Blood Grove by Walter Mosley
Published by Mulholland Books on February 2, 2021
Walter Mosley has a permanent position on my list of three favorite crime novelists. He secured that position with intelligent prose, credible plots, and complex characterizations. Add compassion and humanity, and you've got a storyteller who rises about the crowd. All of those elements combine in Mosley’s most recent Easy Rawlins novel.
Blood Grove takes place in 1969, a century after the Civil War ended “but the remnants could still be felt, still killed over on any street corner in the country.” Easy has earned the respect of a few members of the LAPD; many others would be happy to shoot him because of his skin color.
Easy is enjoying some alone time in his office when a man named Craig Killian walks in. Killian thinks he might have stabbed a man to death. He was in an orange grove where he saw a woman tied to a tree. He also saw a man holding a knife. Killian fought him and eventually realized that the knife was deep in the man’s chest. He lost consciousness after battling the man and, when he woke up, the man and woman were gone.

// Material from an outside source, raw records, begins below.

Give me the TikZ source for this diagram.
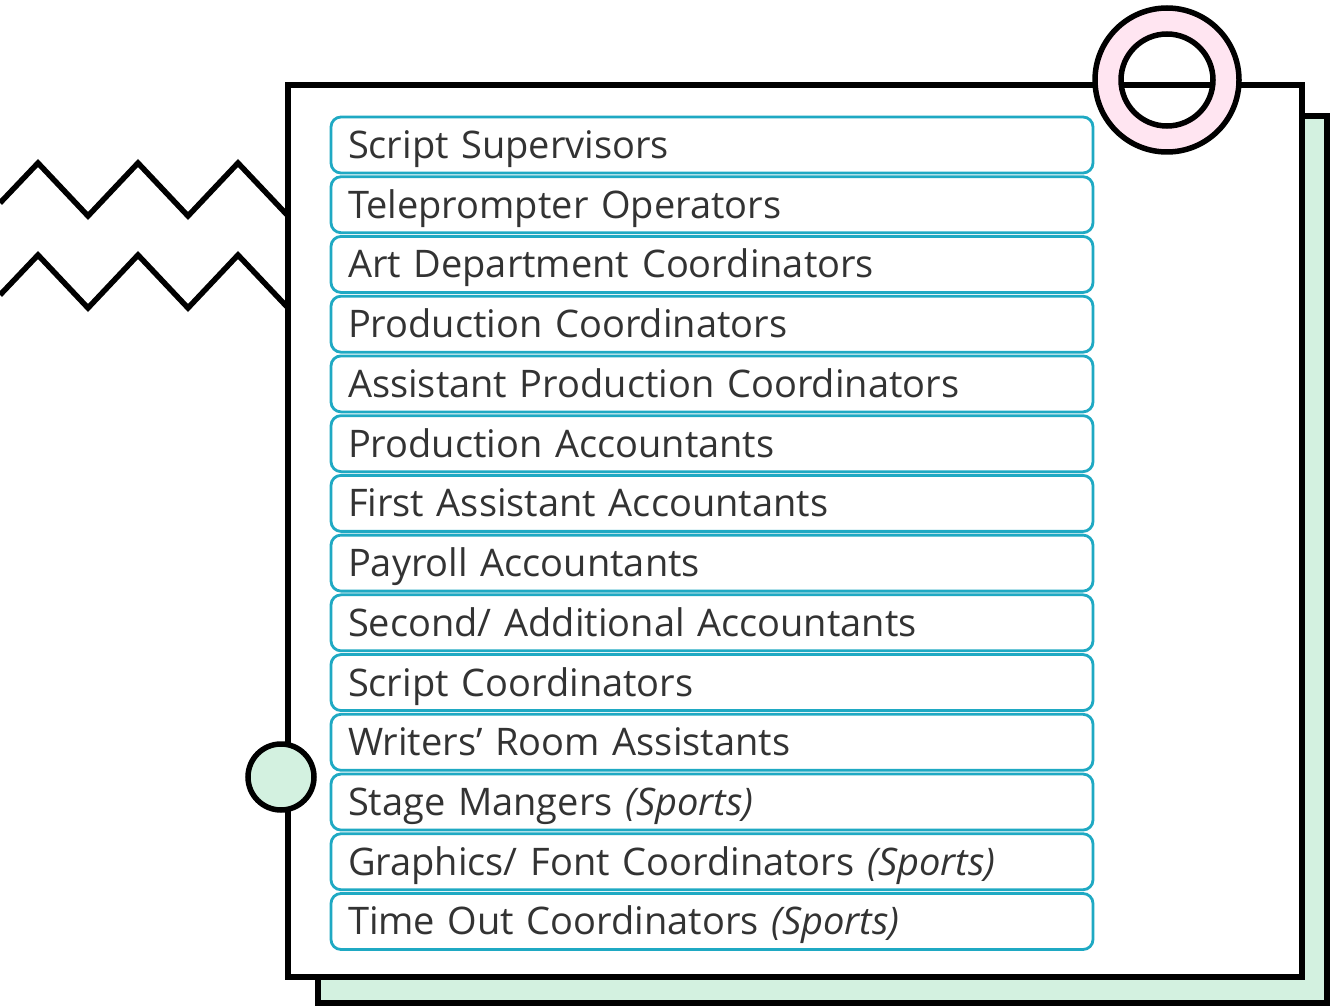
\documentclass[tikz,border=0pt]{standalone}
\usepackage{fontspec}
\setmainfont{Open Sans}
\usepackage{tikz}
\usetikzlibrary{positioning}
\definecolor{rowline}{HTML}{1FA9C3}
\definecolor{ringpink}{HTML}{FFE5F1}
\definecolor{mint}{HTML}{D3F1E0}
\definecolor{inkgray}{HTML}{333333}

\begin{document}
\begin{tikzpicture}[x=1pt, y=-1pt,
    row/.style={draw=rowline, line width=2.8pt, rounded corners=10pt, fill=white,
      minimum height=56pt, text width=728pt, inner xsep=17pt, inner ysep=0pt, outer sep=0pt,
      align=left, anchor=west, text=inkgray, font=\fontsize{38}{46}\selectfont,
      text height=27pt, text depth=0pt},
    heavy/.style={line width=5.5pt}]
  \useasboundingbox (0, 0) rectangle (1331, 1008);
  \draw [heavy, fill=mint] (318, 116) rectangle (1327, 1003);
  \foreach \dy in {0, 92}
    \draw [heavy] (0, 203+\dy) -- (38, 163+\dy) -- (88, 216+\dy) -- (138, 163+\dy)
      -- (188, 216+\dy) -- (238, 163+\dy) -- (290, 218+\dy);
  \draw [heavy, fill=white] (288, 85) rectangle (1302, 977);

  \foreach \name [count=\i] in {Script Supervisors, Teleprompter Operators,
      Art Department Coordinators, Production Coordinators,
      Assistant Production Coordinators, Production Accountants,
      First Assistant Accountants, Payroll Accountants,
      Second/ Additional Accountants, Script Coordinators,
      Writers’ Room Assistants, {Stage Mangers \textit{(Sports)}},
      {Graphics/ Font Coordinators \textit{(Sports)}},
      {Time Out Coordinators \textit{(Sports)}}}
    \node [row] (row\i) at (331, {145+(\i-1)*59.73}) {\name};

  \draw [heavy, fill=mint] (281, 777) circle (33);
  \draw [heavy, fill=ringpink, even odd rule] (1167, 80) circle (72) (1167, 80) circle (46);
\end{tikzpicture}
\end{document}
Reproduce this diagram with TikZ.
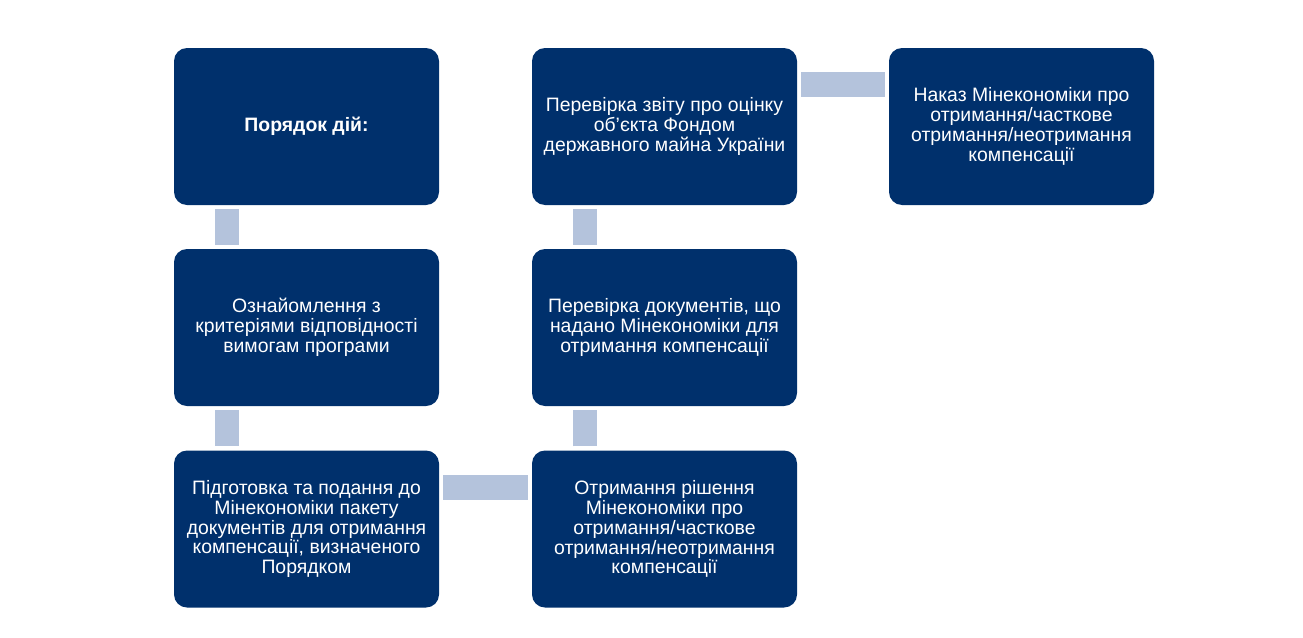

Killian endured some trauma in Vietnam and suffers from what would now be diagnosed as PTSD, but he doesn’t seem delusional. He wants to know what he might have done. He believes the woman called the man Alonzo. Since Alonzo was black, someone suggested to Killian that Easy might be in a good position to ask around and learn Alonzo’s fate.
Killian’s story is missing some pieces but Easy is a soft touch for damaged veterans. He takes the case, embarking on a twisting plot involving mistaken and multiple identities. His investigation leads him to a sex club, a bank heist, an embezzler, more murders, and multiple encounters with dangerous people. Along the way, Easy enlists the services of his own dangerous people, including series regular Raymond “Mouse” Alexander.
Other series regulars, including Jackson Blue and his wife Jewelle, make appearances, Jackson having made a career change that gives him the self-confidence he always lacked. Not lacking in self-confidence is Easy’s adopted daughter Feather, who meets her blood uncle for the first time, a hippy who must overcome Easy’s protective skepticism.
What is there to say about a new Easy Rawlins novel? Mosley has developed Easy and the secondary characters in such depth over the years that, at this point, only the plot details distinguish one novel from the next. And the plots are always good. Easy pounds the pavement, makes civilized inquiries, and calls in favors while waiting for the moment when a white cop decides to put him down. Through persistence and deduction, he moves closer to the truth a step at a time. Like every Easy Rawlins novel, Blood Grove is a treat for fans of intelligent crime fiction.